On the Monday before Christmas Amazon had 50% of online sales

Jan 6, 2017Uncategorized0 comments

shop-1908580_1280On the Monday before Christmas, 49.2% of all online sales in the United States were made on Amazon, according to data from Slice Intelligence.

Consumers were doing their shopping later, secure in the knowledge that Amazon’s two-day delivery would still get them what they’d ordered before it was too late.

“Digital has taught people they can wait to the last minute,” said Brendan Witcher, principal retail analyst with Forrester. By the final week before Christmas “consumers don’t have the time or luxury to be shopping around anymore,” he said.

This shift has been coming for several years but is accelerating, said Ken Cassar, principal analyst at Slice.

“Even five years ago, if you ordered something on Monday, Dec. 19 you would have been very worried as to whether your present was going to make it on time,” he said.

This Christmas, Amazon customers seem to have become comfortable with a new normal. The Seattle company’s largest share of online retail hit on Dec. 18, 19 and 20, at 47.8%, 49.2% and 48.2% respectively.

There’s was another big bump on Christmas day itself, when Amazon’s total share of online sales shot to 46.1%. That seems to be wildly last minute purchases relying on Amazon Prime Now’s two-hour delivery promise.

“We are really seeing the shape of the holiday sales curve morph. … This shows very clear validation of the investment that Amazon has made over the past couple of years in putting inventory and fulfillment centers closer to consumers,” Cassar said.

The Slice data is based on its analysis of over 1 million digital shopping receipts. It counts Amazon’s own sales and those of third parties that sell on the site. It doesn’t count Amazon-owned properties such as Zappos and Fabric.com.

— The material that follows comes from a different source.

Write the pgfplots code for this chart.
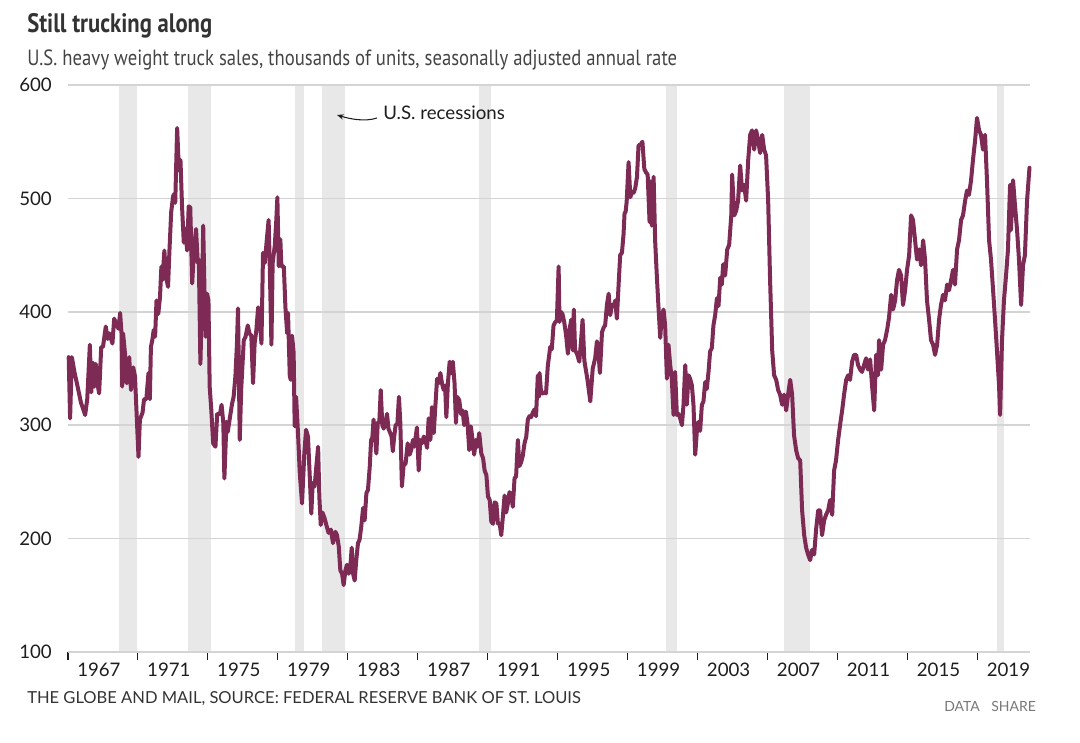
\documentclass[border=0pt]{standalone}
\usepackage{pgfplots}
\pgfplotsset{compat=1.18}
\usepackage{fontspec}
\usetikzlibrary{arrows.meta}
\setmainfont{Lato}
\newfontfamily\titlefont[FakeStretch=0.85]{PT Sans}
\definecolor{linec}{RGB}{125,42,85}
\definecolor{recc}{RGB}{232,232,232}
\definecolor{gridc}{RGB}{212,212,212}
\definecolor{titlec}{RGB}{51,51,51}
\definecolor{subc}{RGB}{68,68,68}
\definecolor{tickc}{RGB}{30,30,30}
\definecolor{datac}{RGB}{120,120,120}
\pgfplotsset{
  recession/.style={fill=recc, draw=none, forget plot}
}
\begin{document}
\begin{tikzpicture}
\begin{axis}[
  scale only axis,
  width=721.5pt, height=425.25pt,
  xmin=1967, xmax=2022, ymin=100, ymax=600,
  axis line style={draw=none},
  ytick={100,200,...,600},
  xtick={1967,1971,...,2019},
  xticklabels={1967,1971,1975,1979,1983,1987,1991,1995,1999,2003,2007,2011,2015,2019},
  xtick pos=bottom, tick align=outside,
  xtick style={tickc, line width=0.8pt},
  major tick length=6pt,
  ytick style={draw=none},
  /pgf/number format/assume math mode=true,
  tick label style={font=\fontsize{14}{16}\selectfont, text=tickc},
  yticklabel style={anchor=west, xshift=-30.75pt, inner sep=0pt},
  xticklabel style={anchor=north west, inner sep=0pt, xshift=6.75pt, yshift=-2pt},
  clip=false,
]
% recessions
\addplot[recession] coordinates {(1969.917,100) (1969.917,600) (1970.917,600) (1970.917,100)} -- cycle;
\addplot[recession] coordinates {(1973.833,100) (1973.833,600) (1975.167,600) (1975.167,100)} -- cycle;
\addplot[recession] coordinates {(1980.0,100) (1980.0,600) (1980.5,600) (1980.5,100)} -- cycle;
\addplot[recession] coordinates {(1981.5,100) (1981.5,600) (1982.833,600) (1982.833,100)} -- cycle;
\addplot[recession] coordinates {(1990.5,100) (1990.5,600) (1991.167,600) (1991.167,100)} -- cycle;
\addplot[recession] coordinates {(2001.167,100) (2001.167,600) (2001.833,600) (2001.833,100)} -- cycle;
\addplot[recession] coordinates {(2007.917,100) (2007.917,600) (2009.417,600) (2009.417,100)} -- cycle;
\addplot[recession] coordinates {(2020.1,100) (2020.1,600) (2020.5,600) (2020.5,100)} -- cycle;
% grid lines (drawn over the recession bands)
\pgfplotsinvokeforeach{100,200,300,400,500,600}{
  \addplot[gridc, line width=1.1pt, forget plot] coordinates {(1967,#1) (2022,#1)};
}
% truck sales
\addplot[linec, line width=3pt, line join=round, line cap=round] table {
1967.04 360
1967.12 306
1967.22 360
1967.38 346
1967.55 334
1967.74 320
1967.98 309
1968.10 323
1968.25 371
1968.33 329
1968.44 355
1968.51 334
1968.59 354
1968.68 337
1968.78 328
1968.90 369
1969.00 369
1969.16 387
1969.27 376
1969.37 381
1969.54 372
1969.64 394
1969.77 389
1969.89 385
1969.98 399
1970.06 381
1970.10 334
1970.15 381
1970.26 363
1970.36 337
1970.50 360
1970.60 331
1970.73 351
1970.83 343
1971.03 272
1971.11 305
1971.26 311
1971.35 323
1971.48 323
1971.60 346
1971.68 323
1971.74 369
1971.82 375
1971.90 384
1971.98 378
1972.06 410
1972.16 398
1972.26 413
1972.34 440
1972.40 428
1972.51 454
1972.60 431
1972.72 422
1972.80 454
1972.90 488
1973.01 502
1973.08 504
1973.13 496
1973.24 562
1973.34 525
1973.43 534
1973.52 493
1973.62 461
1973.71 473
1973.81 454
1973.90 493
1973.99 492
1974.10 425
1974.20 454
1974.32 473
1974.42 443
1974.48 446
1974.57 354
1974.67 419
1974.73 476
1974.81 413
1974.87 378
1974.95 416
1975.03 410
1975.10 334
1975.19 314
1975.30 284
1975.43 281
1975.53 310
1975.69 310
1975.78 318
1975.88 302
1975.94 253
1976.06 303
1976.13 294
1976.22 303
1976.38 319
1976.47 325
1976.57 343
1976.66 372
1976.72 403
1976.82 287
1976.90 331
1977.05 375
1977.15 378
1977.28 388
1977.37 381
1977.48 379
1977.58 337
1977.67 372
1977.77 384
1977.87 404
1977.96 395
1978.06 372
1978.15 452
1978.25 443
1978.38 466
1978.47 481
1978.54 437
1978.63 371
1978.70 443
1978.82 458
1978.91 481
1978.97 501
1979.05 440
1979.14 464
1979.20 440
1979.34 440
1979.43 404
1979.53 381
1979.58 399
1979.68 343
1979.74 340
1979.81 379
1979.90 364
1979.96 299
1980.04 325
1980.15 293
1980.25 258
1980.38 231
1980.51 275
1980.61 296
1980.72 290
1980.83 252
1980.91 222
1980.99 249
1981.10 246
1981.20 264
1981.30 281
1981.37 237
1981.45 212
1981.55 223
1981.67 218
1981.77 212
1981.90 205
1982.03 208
1982.15 196
1982.29 206
1982.38 203
1982.48 193
1982.57 172
1982.67 169
1982.76 159
1982.86 172
1982.95 177
1983.05 169
1983.14 175
1983.22 192
1983.30 169
1983.39 163
1983.48 181
1983.58 196
1983.67 199
1983.77 211
1983.87 227
1983.96 216
1984.06 240
1984.15 243
1984.25 263
1984.33 287
1984.40 289
1984.47 305
1984.57 287
1984.63 275
1984.71 302
1984.80 303
1984.88 331
1984.97 300
1985.05 297
1985.14 302
1985.24 310
1985.32 297
1985.40 294
1985.50 290
1985.57 277
1985.65 290
1985.73 300
1985.83 301
1985.92 325
1986.00 302
1986.09 246
1986.19 265
1986.30 266
1986.42 284
1986.53 274
1986.62 278
1986.72 287
1986.80 281
1986.95 298
1987.05 260
1987.14 287
1987.24 284
1987.34 290
1987.43 287
1987.53 280
1987.62 306
1987.72 287
1987.81 316
1987.91 293
1988.00 316
1988.10 341
1988.19 337
1988.29 346
1988.38 337
1988.48 331
1988.56 335
1988.63 307
1988.72 337
1988.82 356
1988.91 346
1989.00 356
1989.10 337
1989.18 302
1989.25 325
1989.37 322
1989.46 310
1989.56 313
1989.65 300
1989.75 312
1989.84 302
1989.94 278
1990.03 299
1990.13 287
1990.22 274
1990.32 287
1990.41 281
1990.51 293
1990.63 275
1990.73 271
1990.82 260
1990.92 256
1991.01 237
1991.11 234
1991.20 215
1991.30 213
1991.39 232
1991.49 231
1991.58 213
1991.68 213
1991.77 203
1991.86 219
1991.96 238
1992.05 223
1992.15 231
1992.24 241
1992.34 238
1992.43 228
1992.53 253
1992.62 255
1992.72 287
1992.81 264
1992.90 267
1993.00 273
1993.10 284
1993.20 290
1993.29 305
1993.38 308
1993.48 307
1993.57 311
1993.67 314
1993.76 308
1993.86 344
1993.92 325
1993.96 346
1994.05 328
1994.14 328
1994.24 329
1994.33 328
1994.43 352
1994.57 369
1994.66 367
1994.76 388
1994.86 391
1994.95 392
1995.05 440
1995.10 391
1995.18 400
1995.27 398
1995.37 391
1995.48 379
1995.58 363
1995.67 384
1995.77 393
1995.86 366
1995.92 402
1995.99 366
1996.10 363
1996.23 356
1996.32 372
1996.42 393
1996.52 357
1996.70 340
1996.86 321
1997.00 350
1997.14 359
1997.24 374
1997.32 366
1997.41 346
1997.53 382
1997.62 386
1997.71 388
1997.81 406
1997.91 416
1998.00 397
1998.10 406
1998.19 405
1998.29 410
1998.38 394
1998.48 424
1998.57 450
1998.67 452
1998.76 468
1998.82 487
1998.88 488
1998.94 497
1999.05 532
1999.15 501
1999.24 506
1999.34 505
1999.43 509
1999.53 519
1999.62 547
1999.72 547
1999.84 550
1999.95 526
2000.04 523
2000.14 521
2000.25 479
2000.31 515
2000.38 476
2000.48 519
2000.57 462
2000.67 430
2000.76 404
2000.86 377
2000.95 397
2001.05 402
2001.14 388
2001.24 341
2001.33 371
2001.43 353
2001.52 341
2001.62 309
2001.71 347
2001.81 309
2001.90 310
2002.00 306
2002.10 300
2002.19 318
2002.29 353
2002.38 318
2002.48 344
2002.57 341
2002.67 335
2002.76 318
2002.86 274
2002.95 294
2003.05 303
2003.14 295
2003.24 318
2003.33 321
2003.43 338
2003.52 332
2003.62 347
2003.71 365
2003.81 368
2003.90 388
2004.00 397
2004.10 412
2004.19 405
2004.29 430
2004.38 424
2004.46 442
2004.57 432
2004.69 455
2004.80 459
2004.92 485
2004.97 521
2005.09 485
2005.20 489
2005.31 498
2005.43 529
2005.54 507
2005.66 512
2005.77 498
2005.89 534
2006.00 556
2006.11 560
2006.23 543
2006.34 560
2006.46 551
2006.57 540
2006.69 556
2006.80 543
2006.91 538
2007.03 498
2007.14 428
2007.26 366
2007.37 344
2007.49 340
2007.60 331
2007.71 327
2007.83 318
2007.94 327
2008.06 313
2008.17 327
2008.29 340
2008.40 327
2008.51 291
2008.63 278
2008.74 271
2008.86 269
2008.97 225
2009.09 203
2009.20 192
2009.31 186
2009.43 181
2009.54 190
2009.66 186
2009.77 208
2009.89 225
2010.00 225
2010.11 203
2010.23 216
2010.34 221
2010.46 225
2010.57 234
2010.69 221
2010.80 260
2010.91 269
2011.03 287
2011.14 300
2011.26 313
2011.37 327
2011.49 340
2011.60 344
2011.71 340
2011.83 356
2011.94 362
2012.06 362
2012.17 353
2012.29 349
2012.40 347
2012.51 353
2012.63 359
2012.74 349
2012.86 358
2012.97 335
2013.09 313
2013.20 362
2013.31 344
2013.37 375
2013.49 349
2013.60 371
2013.71 375
2013.83 384
2013.94 395
2014.06 415
2014.17 402
2014.29 410
2014.40 428
2014.51 437
2014.63 432
2014.74 406
2014.86 419
2014.97 437
2015.09 450
2015.20 485
2015.31 481
2015.43 463
2015.54 446
2015.66 455
2015.77 441
2015.89 463
2016.00 446
2016.11 410
2016.23 393
2016.34 375
2016.46 371
2016.57 362
2016.69 371
2016.80 393
2016.91 406
2017.03 415
2017.14 410
2017.26 424
2017.37 419
2017.49 428
2017.60 437
2017.71 424
2017.83 455
2017.94 463
2018.06 481
2018.17 485
2018.29 498
2018.40 507
2018.51 503
2018.63 516
2018.74 534
2018.86 551
2018.97 571
2019.09 560
2019.20 556
2019.31 543
2019.43 556
2019.54 516
2019.66 463
2019.77 446
2019.89 419
2020.00 393
2020.11 366
2020.23 335
2020.29 309
2020.40 375
2020.51 410
2020.63 432
2020.74 455
2020.86 512
2020.91 472
2021.03 516
2021.14 494
2021.26 472
2021.37 446
2021.49 406
2021.60 441
2021.71 450
2021.83 498
2021.97 527
};
\end{axis}
% texts
\node[anchor=base west, inner sep=0pt, text=titlec, font=\titlefont\bfseries\fontsize{20}{22}\selectfont] at (-30.75pt,464.25pt) {Still trucking along};
\node[anchor=base west, inner sep=0pt, text=subc, font=\titlefont\fontsize{16.5}{18}\selectfont] at (-30.75pt,439.5pt) {U.S. heavy weight truck sales, thousands of units, seasonally adjusted annual rate};
\node[anchor=base west, inner sep=0pt, text=titlec, font=\fontsize{12.4}{14}\selectfont] at (-30.75pt,-38.25pt) {THE GLOBE AND MAIL, SOURCE: FEDERAL RESERVE BANK OF ST. LOUIS};
\node[anchor=base west, inner sep=0pt, text=datac, font=\fontsize{10.5}{12}\selectfont] at (657pt,-44.25pt) {DATA};
\node[anchor=base west, inner sep=0pt, text=datac, font=\fontsize{10.5}{12}\selectfont] at (692.25pt,-44.25pt) {SHARE};
\node[anchor=base west, inner sep=0pt, text=tickc, font=\fontsize{14}{16}\selectfont] at (236.25pt,399pt) {U.S. recessions};
\draw[tickc, line width=0.8pt, -{Stealth[length=5pt,width=4pt]}] (231.75pt,400.5pt) .. controls (222.75pt,397.5pt) and (211.5pt,399.75pt) .. (201.75pt,402.75pt);
\pgfresetboundingbox
\path[use as bounding box] (-51pt,-67.5pt) rectangle (759pt,489pt);
\end{tikzpicture}
\end{document}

Amazon’s holiday seasonal sales began relatively slowly, the Slice data shows. On Black Friday its share of online sales was 25%. That increased in almost a straight line to Dec. 19, that last Monday before Christmas.

It wasn’t until Dec. 23 that the Seattle company’s market share began to consistently drop below 38%

“It used to be with online that by Dec. 14  or 15 you would see sales hit a high and then fall off. But Amazon was still going gangbusters until the 19th,” Cassar said.

Which isn’t to say that everyone waits until the last minute to do their holiday shopping. Over 40% of sales still happen in November, said Witcher. And more than half of consumers told a National Retail Federation survey that they expected to buy their last Christmas gifts earlier than Sunday, Dec. 18.

But that still left a lot of people busy shopping the week before Christmas, which fell on a Sunday.

The high Monday sales aren’t surprising, said NRF spokeswoman Ana Serafin Smith. Increasingly retailers are seeing a trend that’s been dubbed “Green Monday,” which is a big boost in purchases on the last Monday before Christmas.

“In this particular year, because of when Christmas fell, that day was a big one for all online retailers,” she said.

The numbers represent the Seattle company’s dominance in the online retail space. A study released in September found that 55% of shoppers begin their shopping searches on Amazon, no matter where they end up buying.

Overall, Amazon’s share of the 2016 holiday online market share was 38%. That’s not much larger than it was the year before, when it was 37.9%, Slice found.

The lack of overall movement isn’t a surprise to Cassar because Amazon’s overall sales are so high that it would take close to $200 million in sales to grow its share by a single percentage point.

“For Amazon to move the needle, you have to recognize that it’s a really big needle to move,” he said.